# [AIM OF THE EXERCISE]
Copy all lines in which the word "this" can be found.

# [LISTED ENTRIES]
--------------------------------------------------

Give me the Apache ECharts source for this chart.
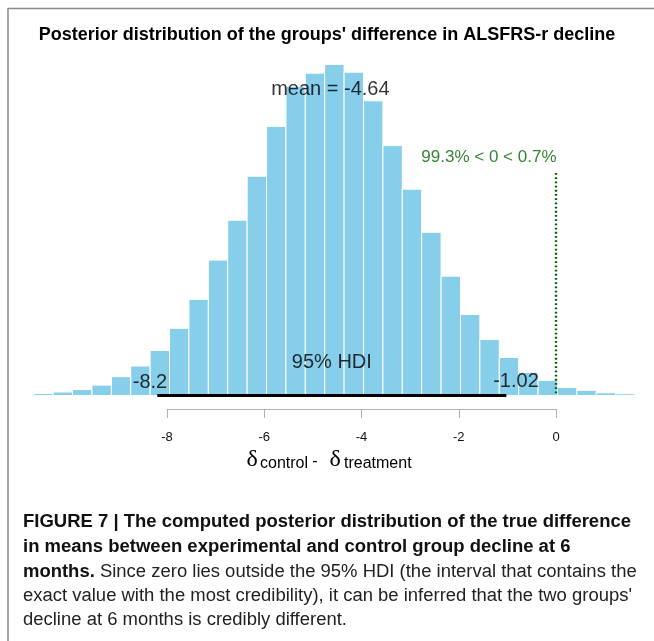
<!DOCTYPE html>
<html>
<head>
<meta charset="utf-8">
<script src="https://cdn.jsdelivr.net/npm/echarts@6/dist/echarts.min.js"></script>
<style>
html,body{margin:0;padding:0;background:#fff;}
#chart{width:654px;height:641px;}
</style>
</head>
<body>
<div id="chart"></div>
<script>
// histogram of the posterior: bin edges and density of each bin
var binEdges = [-10.740, -10.341, -9.942, -9.543, -9.144, -8.746, -8.347, -7.948,
    -7.549, -7.150, -6.751, -6.352, -5.953, -5.554, -5.156, -4.757, -4.358,
    -3.959, -3.560, -3.161, -2.762, -2.363, -1.964, -1.566, -1.167, -0.768,
    -0.369, 0.030, 0.429, 0.828, 1.227, 1.626];
var density = [0.0014, 0.0024, 0.0041, 0.0072, 0.0130, 0.0204, 0.0312, 0.0465,
    0.0665, 0.0937, 0.1213, 0.1518, 0.1862, 0.2139, 0.2231, 0.2291, 0.2238,
    0.2040, 0.1730, 0.1428, 0.1130, 0.0826, 0.0561, 0.0388, 0.0263, 0.0160,
    0.0105, 0.0055, 0.0036, 0.0019, 0.0012];
var meanVal = -4.64;
var hdiLow = -8.2;
var hdiHigh = -1.02;
var compVal = 0;
var pctBelow = 99.3;
var pctAbove = 0.7;

var titleText = "Posterior distribution of the groups' difference in ALSFRS-r decline";
var captionBold = [
    'FIGURE 7 | The computed posterior distribution of the true difference',
    'in means between experimental and control group decline at 6'
];
var captionRest = [
    'Since zero lies outside the 95% HDI (the interval that contains the',
    "exact value with the most credibility), it can be inferred that the two groups'",
    'decline at 6 months is credibly different.'
];

var maxDens = Math.max.apply(null, density);
var cenTendHt = 0.9 * maxDens;
var cvHt = 0.7 * maxDens;

var bars = [];
for (var i = 0; i < density.length; i++) {
    bars.push([binEdges[i], binEdges[i + 1], density[i]]);
}

function renderBar(params, api) {
    var lo = api.coord([api.value(0), 0]);
    var hi = api.coord([api.value(1), api.value(2)]);
    return {
        type: 'rect',
        shape: {x: lo[0], y: hi[1], width: hi[0] - lo[0], height: lo[1] - hi[1]},
        style: {fill: '#87CEEB', stroke: '#ffffff', lineWidth: 1}
    };
}

function textPoint(x, y, txt, size, color, align, dx, dy) {
    return {
        value: [x, y],
        label: {
            show: true, formatter: txt, position: 'inside',
            align: align, verticalAlign: 'middle', offset: [dx, dy],
            fontSize: size, color: color, fontFamily: 'Liberation Sans'
        }
    };
}

// widths of the caption, used to squeeze the font like the original
var ctx = document.createElement('canvas').getContext('2d');
ctx.font = 'bold 18px "Liberation Sans"';
var boldScale = 608 / ctx.measureText(captionBold[0]).width;
ctx.font = '18px "Liberation Sans"';
var regScale = 609 / ctx.measureText(captionRest[1]).width;

var font = 'Liberation Sans';
var graphics = [
    {type: 'line', shape: {x1: 8, y1: 8.5, x2: 654, y2: 8.5}, style: {stroke: '#8a8a8a', lineWidth: 1.5}},
    {type: 'line', shape: {x1: 8, y1: 8, x2: 8, y2: 641}, style: {stroke: '#8a8a8a', lineWidth: 1.5}},
    // axis name: delta control - delta treatment
    {type: 'text', x: 246.5, y: 460, style: {text: '\u03b4', font: '24px "Liberation Serif"', fill: '#000', verticalAlign: 'middle'}},
    {type: 'text', x: 260, y: 463.5, style: {text: 'control', font: '16px "Liberation Sans"', fill: '#000', verticalAlign: 'middle'}},
    {type: 'text', x: 315, y: 462, style: {text: '-', font: '16px "Liberation Sans"', fill: '#000', align: 'center', verticalAlign: 'middle'}},
    {type: 'text', x: 329.5, y: 460, style: {text: '\u03b4', font: '24px "Liberation Serif"', fill: '#000', verticalAlign: 'middle'}},
    {type: 'text', x: 344, y: 463.5, style: {text: 'treatment', font: '16px "Liberation Sans"', fill: '#000', verticalAlign: 'middle'}},
    // caption
    {type: 'text', x: 23, y: 522, scaleX: boldScale, style: {text: captionBold[0], font: 'bold 18px "Liberation Sans"', fill: '#111', verticalAlign: 'middle'}},
    {type: 'text', x: 23, y: 547, scaleX: boldScale, style: {text: captionBold[1], font: 'bold 18px "Liberation Sans"', fill: '#111', verticalAlign: 'middle'}},
    {type: 'text', x: 23, y: 572, scaleX: regScale, style: {
        text: '{b|months.} ' + captionRest[0], font: '18px "Liberation Sans"', fill: '#222', verticalAlign: 'middle',
        rich: {b: {fontWeight: 'bold', fontSize: 18, fontFamily: font, fill: '#111'}}
    }},
    {type: 'text', x: 23, y: 596, scaleX: regScale, style: {text: captionRest[1], font: '18px "Liberation Sans"', fill: '#222', verticalAlign: 'middle'}},
    {type: 'text', x: 23, y: 620, scaleX: regScale, style: {text: captionRest[2], font: '18px "Liberation Sans"', fill: '#222', verticalAlign: 'middle'}}
];

var option = {
    animation: false,
    title: {
        text: titleText, left: 'center', top: 21,
        textStyle: {fontSize: 18, fontWeight: 'bold', color: '#000', fontFamily: font}
    },
    grid: [
        {left: 26, right: 15.34, top: 34.3, bottom: 245.5},
        {left: 167, right: 98, top: 380, bottom: 232}
    ],
    xAxis: [
        {gridIndex: 0, type: 'value', min: -10.9, max: 1.7, show: false},
        {
            gridIndex: 1, type: 'value', min: -8, max: 0, interval: 2,
            axisLine: {show: true, lineStyle: {color: '#b0b0b0', width: 1}},
            axisTick: {show: true, inside: false, length: 9, lineStyle: {color: '#b0b0b0'}},
            axisLabel: {margin: 22, fontSize: 13, color: '#111', fontFamily: font},
            splitLine: {show: false}
        }
    ],
    yAxis: [
        {gridIndex: 0, type: 'value', min: 0, max: 0.25, show: false},
        {gridIndex: 1, type: 'value', min: 0, max: 1, show: false}
    ],
    series: [
        {
            type: 'custom', xAxisIndex: 0, yAxisIndex: 0,
            renderItem: renderBar, data: bars,
            encode: {x: [0, 1], y: 2}, silent: true, z: 2
        },
        {
            type: 'line', xAxisIndex: 0, yAxisIndex: 0, symbol: 'none', silent: true, z: 4,
            data: [[hdiLow, 0], [hdiHigh, 0]],
            lineStyle: {color: '#000', width: 3, cap: 'butt'}
        },
        {
            type: 'line', xAxisIndex: 0, yAxisIndex: 0, symbol: 'none', silent: true, z: 4,
            data: [[compVal, 0.96 * cvHt], [compVal, 0]],
            lineStyle: {color: '#006400', width: 2.4, type: [1.8, 2.4], cap: 'butt'}
        },
        {
            type: 'scatter', xAxisIndex: 0, yAxisIndex: 0, symbolSize: 0, silent: true, z: 6,
            data: [
                textPoint(meanVal, cenTendHt, 'mean = ' + meanVal, 20, '#000', 'center', 0, -8),
                textPoint(compVal, cvHt, pctBelow + '% < ' + compVal + ' < ' + pctAbove + '%', 17, '#006400', 'right', 0.5, -6.5),
                textPoint((hdiLow + hdiHigh) / 2, 0, '95% HDI', 20, '#000', 'center', 0, -33.5),
                textPoint(hdiLow, 0, String(hdiLow), 20, '#000', 'center', -7.3, -13.5),
                textPoint(hdiHigh, 0, String(hdiHigh), 20, '#000', 'center', 9.6, -14)
            ]
        }
    ],
    graphic: graphics
};

var chart = echarts.init(document.getElementById('chart'));
chart.setOption(option);
</script>
</body>
</html>
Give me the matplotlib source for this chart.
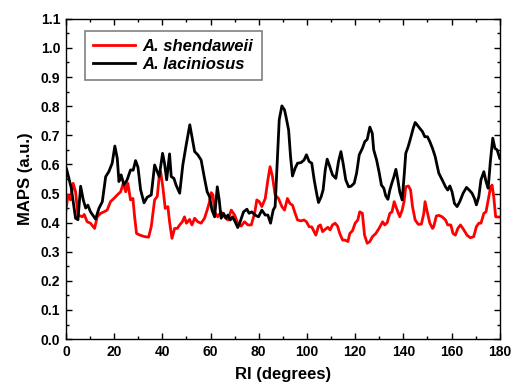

--------------------------------------------------

# [WORKED ANSWER]
Give me the Apache ECharts source for this chart.
Give me the matplotlib source for this chart.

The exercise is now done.